São vários os símbolos, as atitudes e iniciativas humanas e religiosas que acompanham e enriquecem o tempo da Quaresma, no qual, como em toda preparação, já saboreamos de certa maneira a festa da Páscoa que virá. Por exemplo:

  • A cor roxa, as cinzas e a cruz lembram o caráter de penitência e conversão próprio deste tempo. Isto se manifesta também no visual do espaço celebrativo, sóbrio, despojado.
  • O jejum nos orienta a dar mais atenção à Palavra de Deus. A fome que sentimos (quando fazemos jejum) pode simbolizar e evocar a fome que temos da Palavra de Deus. É tempo forte, portanto, de escuta da Palavra, pois através dela vamos conhecer os desejos de Deus e praticar a sua vontade.
  • Ajudados pela Campanha da Fraternidade, intensificamos a prática da caridade, procurando corrigir e aperfeiçoar, à luz da Palavra de Deus, o nosso jeito, como tratamos as pessoas e com elas nos relacionamos, sobretudo os mais pobres e sofredores, e como procuramos ajudá-los a viver com dignidade.
  • Nesse tempo forte da vida da Igreja intensificamos nossa vida de oração, na forma de súplicas, pedidos de perdão, intercessão, agradecimento, compromissos de fé, melhor participação na comunidade etc. É um tempo próprio para, nas comunidades, a gente participar de alguma celebração penitencial (individual ou comunitária). Sobre estas três atitudes – jejum, esmola e oração – os Santos Padres fazem muitas referências. Recordemos algumas: “O que a oração pede, o jejum alcança e a misericórdia recebe. Oração, misericórdia, jejum: três coisas que são uma só e se vivificam reciprocamente” (São Pedro Crisólogo). “Não tem mérito nenhum negar alimento ao corpo se no coração não se renuncia à injustiça e se a língua não se abstém da calúnia” (São Leão Magno). “A esmola só será autêntica se à ajuda material estiver unido o perdão das ofensas” (Santo Agostinho).
  • Podemos expressar nossa vontade de participar da caminhada sofrida de Jesus (vítima da violência, de ontem e de hoje), participando de procissões (de ramos, do encontro, do Senhor morto etc.), Vias-Sacras, círculos bíblicos etc.
  • Expressamos o “clima” próprio deste tempo forte da vida da Igreja também através da música e do canto. Há uma música própria e cantos que caracterizam este tempo, além do hino da CF. O Hinário dois da CNBB apresenta também um bom repertório de músicas litúrgicas quaresmais. Na introdução do Hinário 2 lemos: “Cantar a Quaresma é, antes de tudo, cantar a dor que se sente pelo pecado do mundo, que, em todos os tempos e de tantas maneiras, crucifica os filhos de Deus e prolonga, assim, a Paixão de Cristo. O canto da quaresma nos inspira e anima a assumir, com mais garra do que nunca, a Cruz de Nosso Senhor Jesus Cristo. (…) Pela participação em seus sofrimentos, isto é, ‘obedientes ao Pai e comprometidos com os irmãos até o fim’ (cf. Jo 13,1), ‘cheguemos à glória da sua ressurreição’ (cf. Fl. 3, 10-11)”. Para ajudar nesta vivência, é aconselhável também que se evite na Quaresma o toque de instrumentos musicais. Também não cantamos o “glória” e o “aleluia”.

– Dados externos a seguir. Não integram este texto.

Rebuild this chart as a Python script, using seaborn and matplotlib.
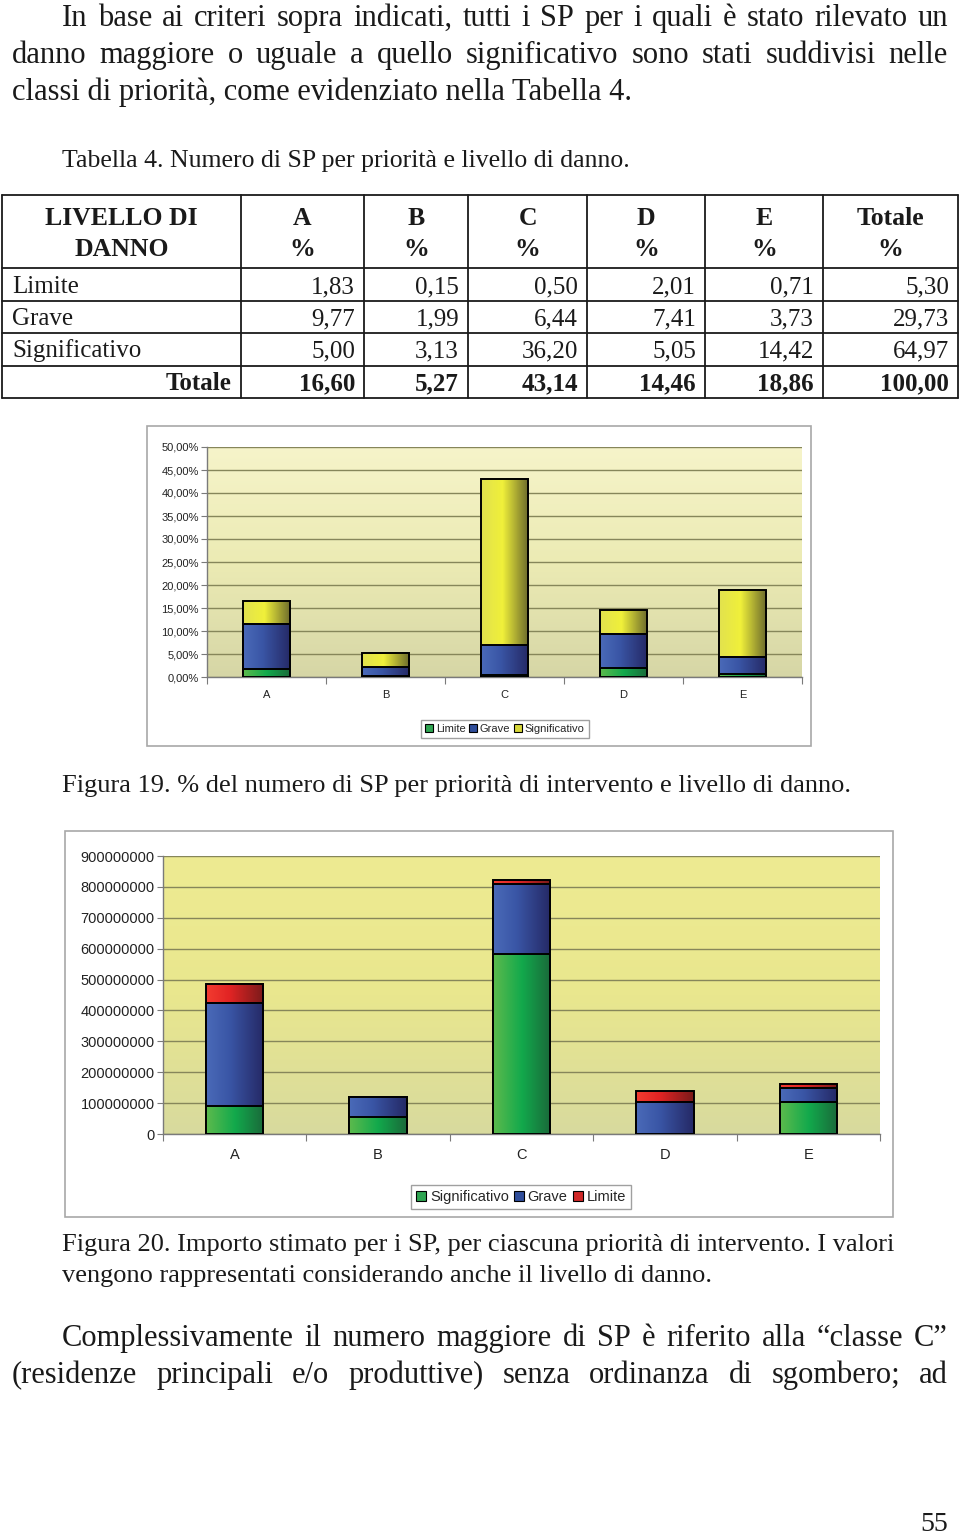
import numpy as np
import matplotlib
matplotlib.use("Agg")
import matplotlib.pyplot as plt
import seaborn as sns
from matplotlib.colors import LinearSegmentedColormap
from matplotlib.patches import Patch, Rectangle
from matplotlib.ticker import FuncFormatter

sns.set_theme(style="white")
plt.rcParams["font.family"] = ["Liberation Sans", "DejaVu Sans"]
SERIF = ["Liberation Serif", "DejaVu Serif"]

W, H = 960, 1535

priorita = ["A", "B", "C", "D", "E"]
livelli = ["Limite", "Grave", "Significativo"]

# Tabella 4 - % del numero di SP
limite_pct = [1.83, 0.15, 0.50, 2.01, 0.71]
grave_pct = [9.77, 1.99, 6.44, 7.41, 3.73]
signif_pct = [5.00, 3.13, 36.20, 5.05, 14.42]
totale_col = [16.60, 5.27, 43.14, 14.46, 18.86]
totale_riga = [5.30, 29.73, 64.97, 100.00]

# Figura 20 - importo stimato
signif_eur = [90e6, 55e6, 583e6, 0, 103e6]
grave_eur = [335e6, 64e6, 225e6, 103e6, 46e6]
limite_eur = [61e6, 2e6, 14e6, 35e6, 14e6]

fig = plt.figure(figsize=(W / 100, H / 100), dpi=100)
page = fig.add_axes([0, 0, 1, 1])
page.set_xlim(0, W)
page.set_ylim(H, 0)
page.axis("off")

INK = "#1a1a1a"


def riga(txt, x0, y, size, x1=None, weight="normal", ha="left"):
    if x1 is None:
        page.text(x0, y, txt, fontsize=size, family=SERIF, color=INK,
                  va="baseline", ha=ha, weight=weight)
        return
    words = txt.split(" ")
    arts = [page.text(0, y, w, fontsize=size, family=SERIF, color=INK,
                      va="baseline", ha="left", weight=weight) for w in words]
    r = fig.canvas.get_renderer()
    widths = [a.get_window_extent(r).width for a in arts]
    gap = (x1 - x0 - sum(widths)) / (len(words) - 1)
    x = x0
    for a, w in zip(arts, widths):
        a.set_x(x)
        x += w + gap


# testo sopra
riga("In base ai criteri sopra indicati, tutti i SP per i quali è stato rilevato un", 62, 26, 22, 948)
riga("danno maggiore o uguale a quello significativo sono stati suddivisi nelle", 12, 63, 22, 948)
riga("classi di priorità, come evidenziato nella Tabella 4.", 12, 100, 22)
riga("Tabella 4. Numero di SP per priorità e livello di danno.", 62, 167, 18.5)

# tabella
xs = [2, 241, 364, 468, 587, 705, 823, 958]
ys = [195, 268, 301, 333, 366, 398]
for x in xs:
    page.plot([x, x], [ys[0], ys[-1]], color=INK, lw=1.3)
for y in ys:
    page.plot([xs[0], xs[-1]], [y, y], color=INK, lw=1.3)

riga("LIVELLO DI", (xs[0] + xs[1]) / 2, 225, 18.5, weight="bold", ha="center")
riga("DANNO", (xs[0] + xs[1]) / 2, 256, 18.5, weight="bold", ha="center")
for i, h in enumerate(priorita + ["Totale"]):
    cx = (xs[i + 1] + xs[i + 2]) / 2
    riga(h, cx, 225, 18.5, weight="bold", ha="center")
    riga("%", cx, 256, 18.5, weight="bold", ha="center")

fmt_it = lambda v: f"{v:.2f}".replace(".", ",")
righe = [limite_pct, grave_pct, signif_pct]
base = [293, 325, 357, 390]
for j, (nome, vals) in enumerate(zip(livelli, righe)):
    riga(nome, 12, base[j], 18)
    for i, v in enumerate(vals + [totale_riga[j]]):
        riga(fmt_it(v), xs[i + 2] - 9, base[j], 18, ha="right")
riga("Totale", xs[1] - 10, base[3], 18, weight="bold", ha="right")
for i, v in enumerate(totale_col + [totale_riga[3]]):
    riga(fmt_it(v), xs[i + 2] - 9, base[3], 18, weight="bold", ha="right")

riga("Figura 19. % del numero di SP per priorità di intervento e livello di danno.", 62, 792, 19)
riga("Figura 20. Importo stimato per i SP, per ciascuna priorità di intervento. I valori", 62, 1251, 19)
riga("vengono rappresentati considerando anche il livello di danno.", 62, 1282, 19)
riga("Complessivamente il numero maggiore di SP è riferito alla “classe C”", 62, 1346, 22, 948)
riga("(residenze principali e/o produttive) senza ordinanza di sgombero; ad", 12, 1383, 22, 948)
riga("55", 948, 1531, 20, ha="right")

# colori
cm_yel = LinearSegmentedColormap.from_list("y", [(0, "#e2e24e"), (0.45, "#f0f03a"), (1, "#6c6a2c")])
cm_blu = LinearSegmentedColormap.from_list("b", [(0, "#4a6ab8"), (0.4, "#3a56a6"), (1, "#252966")])
cm_grn = LinearSegmentedColormap.from_list("g", [(0, "#5cba4c"), (0.5, "#12a94c"), (1, "#1a6a3a")])
cm_red = LinearSegmentedColormap.from_list("r", [(0, "#f23c30"), (0.4, "#e22424"), (1, "#7a1a1a")])


def sfuma(ax, patches, cmap, z):
    for p in patches:
        x, y = p.get_x(), p.get_y()
        w, h = p.get_width(), p.get_height()
        if h <= 0:
            p.set_visible(False)
            continue
        ax.imshow(np.linspace(0, 1, 64)[None, :], cmap=cmap, extent=[x, x + w, y, y + h],
                  aspect="auto", zorder=z, interpolation="bilinear")
        p.set_facecolor("none")
        p.set_edgecolor("black")
        p.set_linewidth(1.4)
        p.set_zorder(z + 0.05)


def grafico(box, rect, strati, bg, ymax, step, yfmt, fs, leg, pad_x):
    bx0, by0, bx1, by1 = box
    page.add_patch(Rectangle((bx0, by0), bx1 - bx0, by1 - by0, facecolor="white",
                             edgecolor="#a8a8a8", lw=1.2))
    x0, y0, x1, y1 = rect
    ax = fig.add_axes([x0 / W, 1 - y1 / H, (x1 - x0) / W, (y1 - y0) / H])
    # strati: (valori cumulati, colore, cmap) dal piu alto al piu basso
    z = 2
    for vals, col, cmap in strati:
        n = len(ax.patches)
        sns.barplot(x=priorita, y=vals, color=col, width=0.4, errorbar=None, ax=ax)
        sfuma(ax, ax.patches[n:], cmap, z)
        z += 1
    bgcm = LinearSegmentedColormap.from_list("bg", bg)
    ax.imshow(np.linspace(0, 1, 256)[:, None], cmap=bgcm, extent=[-0.5, 4.5, 0, ymax],
              aspect="auto", zorder=0.1)
    ax.set_xlim(-0.5, 4.5)
    ax.set_ylim(0, ymax)
    ax.set_yticks(np.arange(0, ymax + step / 2, step))
    ax.yaxis.set_major_formatter(FuncFormatter(yfmt))
    ax.set_xticks(range(len(priorita)))
    ax.set_xticklabels(priorita)
    ax.set_xticks(np.arange(-0.5, 5, 1), minor=True)
    ax.set_axisbelow(True)
    ax.yaxis.grid(True, color="#86865a", lw=1)
    ax.xaxis.grid(False)
    ax.set_xlabel("")
    ax.set_ylabel("")
    for s in ["top", "right"]:
        ax.spines[s].set_visible(False)
    for s in ["left", "bottom"]:
        ax.spines[s].set_color("#7a7a7a")
        ax.spines[s].set_linewidth(1)
    ax.tick_params(axis="y", left=True, length=4, width=0.8, color="#7a7a7a",
                   labelsize=fs, pad=2, labelcolor="#222222")
    ax.tick_params(axis="x", which="major", bottom=False, length=0, labelsize=fs,
                   pad=pad_x, labelcolor="#222222")
    ax.tick_params(axis="x", which="minor", bottom=True, length=5, width=0.8, color="#7a7a7a")
    cx, cy, handles = leg
    lg = fig.legend(handles=handles, loc="center", bbox_to_anchor=(cx / W, 1 - cy / H),
                    ncol=3, fontsize=fs, frameon=True, fancybox=False, edgecolor="#a0a0a0",
                    framealpha=1, handlelength=0.7, handleheight=0.7, handletextpad=0.25,
                    columnspacing=0.35, borderpad=0.35)
    lg.get_frame().set_linewidth(1)
    return ax


# Figura 19
c1 = np.array(limite_pct)
c2 = c1 + np.array(grave_pct)
c3 = c2 + np.array(signif_pct)
grafico(
    (147, 426, 811, 746), (207, 447, 802, 677),
    [(c3, "#e0e040", cm_yel), (c2, "#3a56a6", cm_blu), (c1, "#22a04c", cm_grn)],
    ["#f6f4ca", "#ecebb4", "#d6d6a6"], 50, 5,
    lambda v, _: f"{v:.2f}".replace(".", ",") + "%", 8,
    (505, 729, [Patch(facecolor="#2fa552", edgecolor="black", lw=0.8, label="Limite"),
                Patch(facecolor="#2f4d9a", edgecolor="black", lw=0.8, label="Grave"),
                Patch(facecolor="#d8d83a", edgecolor="black", lw=0.8, label="Significativo")]),
    9,
)

# Figura 20
e1 = np.array(signif_eur)
e2 = e1 + np.array(grave_eur)
e3 = e2 + np.array(limite_eur)
grafico(
    (65, 831, 893, 1217), (163, 856, 880, 1134),
    [(e3, "#e22424", cm_red), (e2, "#3a56a6", cm_blu), (e1, "#22a04c", cm_grn)],
    ["#eeeb92", "#e9e78e", "#d8da9e"], 900e6, 100e6,
    lambda v, _: f"{v:.0f}", 10.5,
    (521, 1197, [Patch(facecolor="#2fa552", edgecolor="black", lw=0.8, label="Significativo"),
                 Patch(facecolor="#2f4d9a", edgecolor="black", lw=0.8, label="Grave"),
                 Patch(facecolor="#d02828", edgecolor="black", lw=0.8, label="Limite")]),
    10,
)

fig.savefig("out.png", dpi=100, facecolor="white")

Semana Santa e Tríduo Pascal: conclusão da quaresma

Existe um jeito, um lugar, um momento muito especial no qual aprenderemos a “viver a semana santa”. É o que nos aponta o saudoso Papa Paulo VI: “Se há uma liturgia que deveria encontrar-nos todos juntos, atentos, solícitos e unidos para uma participação plena, digna, piedosa e amorosa, esta é a liturgia da grande semana. Por um motivo claro e profundo: o Mistério Pascal, que encontra na Semana Santa a sua mais alta e comovida celebração, não é simplesmente um momento do Ano Litúrgico: ele é a fonte de todas as outras celebrações do próprio Ano Litúrgico, porque todas se referem ao mistério da nossa redenção, isto é, ao Mistério Pascal”.

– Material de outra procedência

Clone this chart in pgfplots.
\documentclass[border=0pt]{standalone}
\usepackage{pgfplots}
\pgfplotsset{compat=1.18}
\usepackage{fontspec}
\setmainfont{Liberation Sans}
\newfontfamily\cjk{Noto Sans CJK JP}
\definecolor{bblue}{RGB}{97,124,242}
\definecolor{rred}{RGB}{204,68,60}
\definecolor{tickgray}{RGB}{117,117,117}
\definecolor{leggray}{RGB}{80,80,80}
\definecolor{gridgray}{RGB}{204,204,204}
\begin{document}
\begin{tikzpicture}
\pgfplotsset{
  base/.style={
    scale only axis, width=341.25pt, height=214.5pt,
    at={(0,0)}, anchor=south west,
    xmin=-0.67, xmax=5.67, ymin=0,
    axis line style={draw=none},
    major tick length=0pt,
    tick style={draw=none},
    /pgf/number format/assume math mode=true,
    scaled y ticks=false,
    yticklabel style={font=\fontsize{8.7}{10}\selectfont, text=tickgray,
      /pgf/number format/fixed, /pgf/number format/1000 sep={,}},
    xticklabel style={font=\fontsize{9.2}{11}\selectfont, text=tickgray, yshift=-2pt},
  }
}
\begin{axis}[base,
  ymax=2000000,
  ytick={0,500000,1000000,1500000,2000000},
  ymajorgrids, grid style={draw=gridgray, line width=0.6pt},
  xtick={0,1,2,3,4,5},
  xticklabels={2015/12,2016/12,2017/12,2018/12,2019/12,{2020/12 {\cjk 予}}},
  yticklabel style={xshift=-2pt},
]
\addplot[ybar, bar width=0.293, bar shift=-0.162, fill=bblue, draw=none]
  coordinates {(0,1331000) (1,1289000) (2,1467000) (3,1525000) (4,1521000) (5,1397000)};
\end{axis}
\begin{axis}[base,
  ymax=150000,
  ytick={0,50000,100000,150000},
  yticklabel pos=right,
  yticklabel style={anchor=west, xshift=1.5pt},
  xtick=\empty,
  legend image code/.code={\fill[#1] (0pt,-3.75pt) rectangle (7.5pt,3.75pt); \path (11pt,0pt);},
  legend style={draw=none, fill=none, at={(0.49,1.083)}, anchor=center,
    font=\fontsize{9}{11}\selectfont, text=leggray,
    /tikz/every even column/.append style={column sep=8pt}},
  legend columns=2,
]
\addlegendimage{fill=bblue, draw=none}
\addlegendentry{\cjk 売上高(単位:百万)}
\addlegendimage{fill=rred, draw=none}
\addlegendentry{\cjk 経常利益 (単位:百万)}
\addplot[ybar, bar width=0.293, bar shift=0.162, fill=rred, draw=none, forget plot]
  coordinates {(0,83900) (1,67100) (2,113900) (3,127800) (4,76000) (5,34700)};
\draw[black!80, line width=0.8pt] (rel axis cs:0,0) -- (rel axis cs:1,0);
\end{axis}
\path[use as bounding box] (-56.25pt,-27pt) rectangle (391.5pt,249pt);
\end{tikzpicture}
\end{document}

“Viver a semana santa” significa fazermos memória destas ações maravilhosas de Deus. Mais, saber que estamos “revivendo” todos estes fatos. “De geração em geração, cada um de nós é obrigado a ver-se a si próprio, com os olhos penetrantes da fé, como tendo ele mesmo estado lá no Calvário, na primeira sexta-feira santa, e diante do sepulcro vazio, na manhã da ressurreição. Hoje, todos nós, aqui reunidos para celebrar a eucaristia, estávamos lá, prontos a morrer na morte de Cristo e a ressuscitar em sua ressurreição. Será exatamente nossa comunhão com o corpo sacramental do verdadeiro Cordeiro que nos tornará realmente presentes àquele eterno presente.”